Cancer vaccines getting a boost from science born in Chicago


When we think of vaccines, we often think of a flu or covid shot. But they’re also used to help patients fight cancer.

And now cancer vaccines are getting a boost from science born in Chicago.

Northwestern University scientists have harnessed the power of nanotechnology to improve the way cancer vaccines work. They think they’re tiny structures will yield big changes when it comes to more effective treatments.

Chad Mirkin, Ph.D. is a Northwestern University professor.

“Vaccines will become, they are the replacement ultimately for chemotherapies,” he said.

An immunotherapy approach – the body’s own defenses to seek and destroy cancerous cells – is often used for those with melanoma or prostate cancer.

“We’ve been working on cancer vaccines for about a decade,” Mirkin said.

Mirkin and his team focus on small structures.
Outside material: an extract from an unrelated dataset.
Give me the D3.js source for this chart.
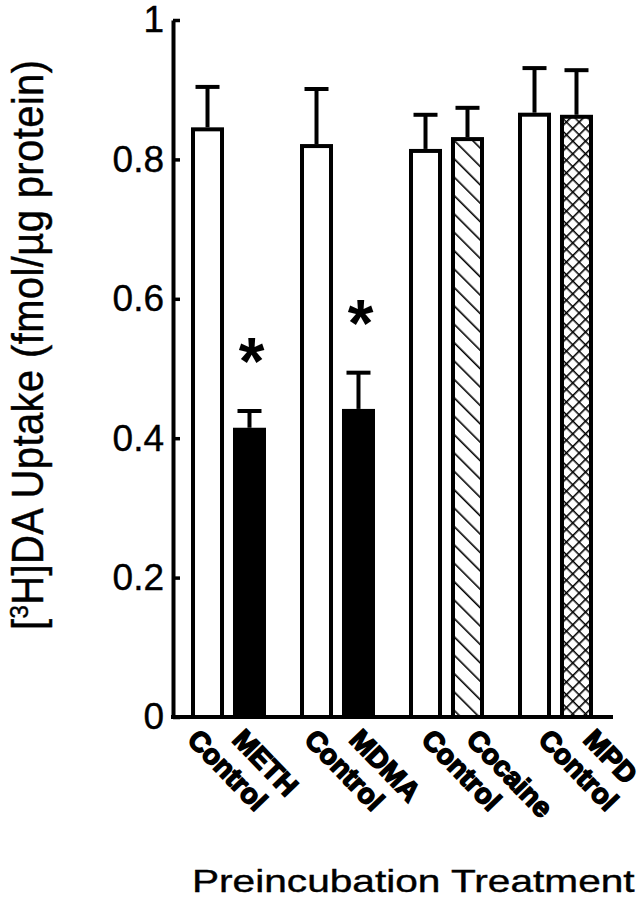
<!DOCTYPE html>
<html>
<head>
<meta charset="utf-8">
<script src="https://cdn.jsdelivr.net/npm/d3@7"></script>
<style>
  body { margin: 0; background: #fff; }
  svg { display: block; }
</style>
</head>
<body>
<svg id="chart" width="643" height="899"></svg>
<script>
// data
const groups = ['METH', 'MDMA', 'Cocaine', 'MPD'];
const controlMeans = [0.846, 0.822, 0.815, 0.867];
const controlSem = [0.058, 0.079, 0.049, 0.064];
const drugMeans = [0.415, 0.442, 0.832, 0.864];
const drugSem = [0.024, 0.052, 0.042, 0.064];
const significant = [true, true, false, false];
const yTicks = [0, 0.2, 0.4, 0.6, 0.8, 1];

const FONT = "'Liberation Sans', Arial, Helvetica, sans-serif";
const svg = d3.select('#chart');

const bars = [];
groups.forEach((g, i) => {
  bars.push({ group: g, kind: 'Control', label: 'Control', mean: controlMeans[i], sem: controlSem[i], sig: false });
  bars.push({ group: g, kind: 'Drug', label: g, mean: drugMeans[i], sem: drugSem[i], sig: significant[i] });
});

const x0 = d3.scaleBand().domain(groups).range([174, 610]);
const x1 = d3.scaleBand().domain(['Control', 'Drug'])
  .range([0, x0.bandwidth()]).paddingInner(0.214).paddingOuter(0.405);
const y = d3.scaleLinear().domain([0, 1]).range([717, 20]);
// the rotated labels fan out a little wider than the bars
const labelX = d3.scaleLinear().domain(x0.range()).range([150, 618]);

// patterns
const defs = svg.append('defs');
defs.append('pattern')
  .attr('id', 'hatch')
  .attr('patternUnits', 'userSpaceOnUse')
  .attr('width', 13).attr('height', 13)
  .attr('patternTransform', 'rotate(-45)')
  .append('line')
    .attr('x1', 0.8).attr('y1', 0).attr('x2', 0.8).attr('y2', 13)
    .attr('stroke', '#000').attr('stroke-width', 1.6);

const cross = defs.append('pattern')
  .attr('id', 'cross')
  .attr('patternUnits', 'userSpaceOnUse')
  .attr('width', 9).attr('height', 9)
  .attr('patternTransform', 'rotate(45)');
cross.append('rect').attr('width', 9).attr('height', 9).attr('fill', '#fff');
cross.append('path').attr('d', 'M0,0.8H9M0.8,0V9')
  .attr('stroke', '#000').attr('stroke-width', 1.6);

const fillFor = d => {
  if (d.kind === 'Control') return '#fff';
  if (d.group === 'Cocaine') return 'url(#hatch)';
  if (d.group === 'MPD') return 'url(#cross)';
  return '#000';
};

const bx = d => x0(d.group) + x1(d.kind);
const bw = x1.bandwidth();

// bars
svg.append('g').selectAll('rect')
  .data(bars)
  .join('rect')
    .attr('x', d => bx(d) + 2)
    .attr('y', d => y(d.mean) + 2)
    .attr('width', bw - 4)
    .attr('height', d => y(0) - y(d.mean) - 2)
    .attr('fill', fillFor)
    .attr('stroke', '#000')
    .attr('stroke-width', 4);

// error bars
const err = svg.append('g').attr('stroke', '#000').attr('stroke-width', 4);
err.selectAll('line.stem')
  .data(bars)
  .join('line')
    .attr('class', 'stem')
    .attr('x1', d => bx(d) + bw / 2).attr('x2', d => bx(d) + bw / 2)
    .attr('y1', d => y(d.mean)).attr('y2', d => y(d.mean + d.sem));
err.selectAll('line.cap')
  .data(bars)
  .join('line')
    .attr('class', 'cap')
    .attr('x1', d => bx(d) + bw / 2 - 12).attr('x2', d => bx(d) + bw / 2 + 12)
    .attr('y1', d => y(d.mean + d.sem)).attr('y2', d => y(d.mean + d.sem));

// asterisks
svg.append('g').selectAll('text')
  .data(bars.filter(d => d.sig))
  .join('text')
    .attr('x', d => bx(d) + bw / 2 + 2)
    .attr('y', d => y(d.mean + d.sem) - 64 + 37)
    .attr('text-anchor', 'middle')
    .attr('font-family', FONT)
    .attr('font-weight', 'bold')
    .attr('font-size', 66)
    .text('*');

// y axis
const yAxis = svg.append('g')
  .attr('transform', 'translate(173,0)')
  .call(d3.axisLeft(y).tickValues(yTicks)
    .tickFormat(d => d === 0 || d === 1 ? d3.format('d')(d) : d3.format('.1f')(d))
    .tickSizeInner(-7).tickSizeOuter(0).tickPadding(9));
yAxis.select('.domain').attr('stroke-width', 4);
yAxis.selectAll('.tick line').attr('stroke-width', 3.5);
yAxis.selectAll('.tick text')
  .attr('font-family', FONT)
  .attr('font-size', 37)
  .attr('fill', '#000')
  .attr('stroke', '#000')
  .attr('stroke-width', 0.4);

// x axis line
svg.append('line')
  .attr('x1', 171).attr('x2', x0.range()[1] + 3)
  .attr('y1', y(0)).attr('y2', y(0))
  .attr('stroke', '#000').attr('stroke-width', 4);

// category labels
svg.append('g').selectAll('text')
  .data(bars)
  .join('text')
    .attr('transform', d => `translate(${labelX(bx(d) + bw / 2)},741) rotate(46)`)
    .attr('font-family', FONT)
    .attr('font-weight', 'bold')
    .attr('font-size', 28)
    .attr('stroke', '#000')
    .attr('stroke-width', 1.6)
    .text(d => d.label);

// axis titles
svg.append('text')
  .attr('transform', 'translate(192,892) scale(1.27,1)')
  .attr('font-family', FONT)
  .attr('font-size', 32)
  .attr('stroke', '#000')
  .attr('stroke-width', 0.4)
  .text('Preincubation Treatment');

const yt = svg.append('text')
  .attr('transform', 'translate(43,630) scale(1.1,1) rotate(-90)')
  .attr('font-family', FONT)
  .attr('font-size', 40)
  .attr('stroke', '#000')
  .attr('stroke-width', 0.4)
  .attr('textLength', 570)
  .attr('lengthAdjust', 'spacing');
yt.append('tspan').text('[');
yt.append('tspan').attr('font-size', 24).attr('dy', -14).text('3');
yt.append('tspan').attr('dy', 14).text('H]DA Uptake (fmol/\u00b5g protein)');
</script>
</body>
</html>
They’re using nanotechnology, not to change the components of vaccines, rather to change how they are constructed.

“One of the things we’re really trying to push is structure really is one of the critical factors and that how you put together a vaccine can be the difference between good and bad, effective or ineffective,” Mirkin said. “And that turned out to be true in almost every case we looked at.”

In Mirkin’s novel vaccine structure, components can be loaded and interchanged in specific positions  to optimize cell-to-cell communication. At the same time, the structure accommodates a more precise dose of an immune therapy.

“These types of structures can be put together very quickly,” he said. “And they are going to enable broad development of vaccines but also personal vaccines as well. We can begin to think about taking a patient’s own antigens and rapidly putting together a particular vaccine specific for them, that is the ultimate.”

The approach Mirkin calls rational vaccinology resulted in a 600% increase in tumor killing by t-cells compared to conventional vaccines. The team has tested their structure in animal studies and some Phase 2 clinical trials and cured mice with seven different cancers. Those include triple-negative breast cancer, lymphoma, cervical cancer, melanoma, colon cancer, glioma brain tumors and prostate cancer.

“In every single case we’ve shown, you can use rational vaccinology to improve efficacy,” Mirkin said. “You can’t always go from ineffective to curative, but you can move down that path and get a much better outcome.”

The structure can be applied to any type of vaccine to increase potency. Mirkin’s nano team now hopes to partner with pharmaceutical companies to move the science forward.